Philip Roth (b. 1933)
“Writing isn’t hard work, it’s a nightmare,” Roth said in 1987.
Coal mining is hard work. This is a nightmare…. There’s a tremendous uncertainty that’s built into the profession, a sustained level of doubt that supports you in some way. A good doctor isn’t in a battle with his work; a good writer is locked in a battle with his work. In most professions there’s a beginning, a middle, and an end. With writing, it’s always beginning again. Temperamentally, we need that newness. There is a lot of repetition in the work. In fact, one skill that every writer needs is the ability to sit still in this deeply uneventful business.
Roth has cultivated that ability with gusto since at least 1972, when he moved to an austere eighteenth-century house on sixty acres in rural northwest Connecticut. A two-room former guest cottage serves as his studio. He goes there to work each morning after breakfast and exercise. “I write from about 10 till six every day, with an hour out for lunch and the newspaper,” he has said. “In the evenings I usually read. That’s pretty much it.”
For many years he had his second wife, the actress Claire Bloom, as a companion, but since there separation in 1994 he has lived by himself, a condition that seems to suit him. “I live alone, there’s no one else to be responsible for or to, or to spend time with,” he told David Remnick in 2000.

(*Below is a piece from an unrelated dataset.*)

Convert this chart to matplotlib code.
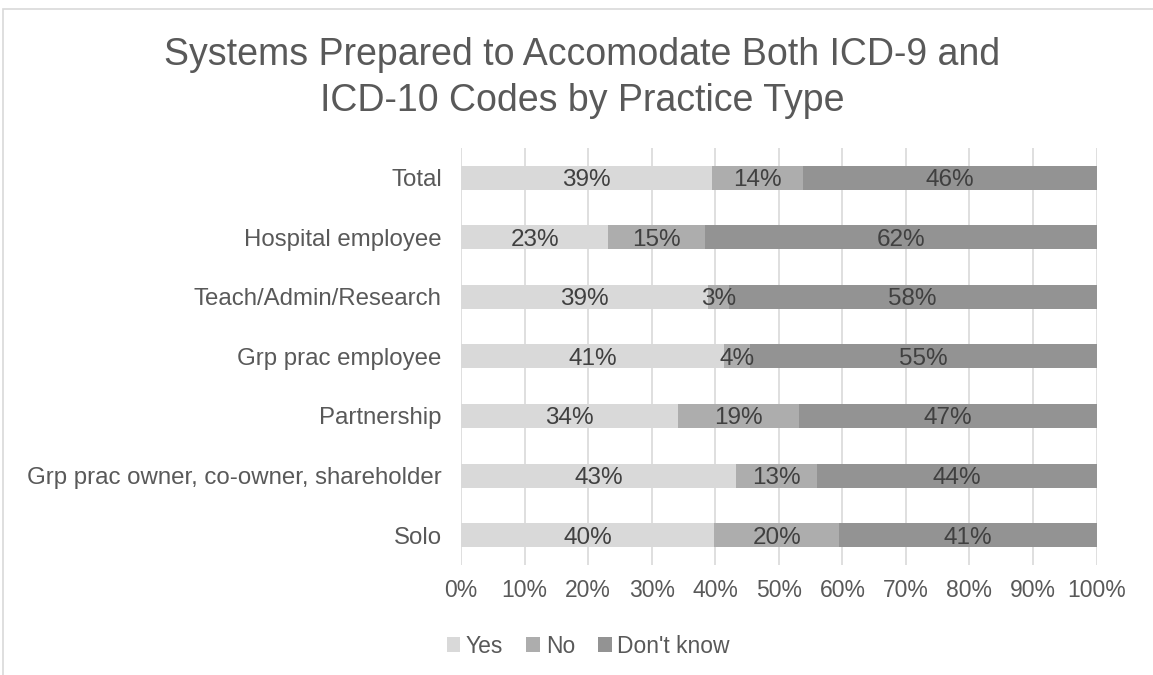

My schedule is absolutely my own. Usually, I write all day, but if I want to go back to the studio in the evening, after dinner, I don’t have to sit in the living room because someone else has been alone all day. I don’t have to sit there and be entertaining or amusing. I go back out and I work for two or three more hours. If I wake up at two in the morning–this happens rarely, but it sometimes happens–and something has dawned on me, I turn the light on and I write in the bedroom. I have these little yellow things all over the place. I read till all hours if I want to. If I get up at five and I can’t sleep and I want to work, I go out and I go to work. So I work, I’m on call. I’m like a doctor and it’s an emergency room. And I’m the emergency.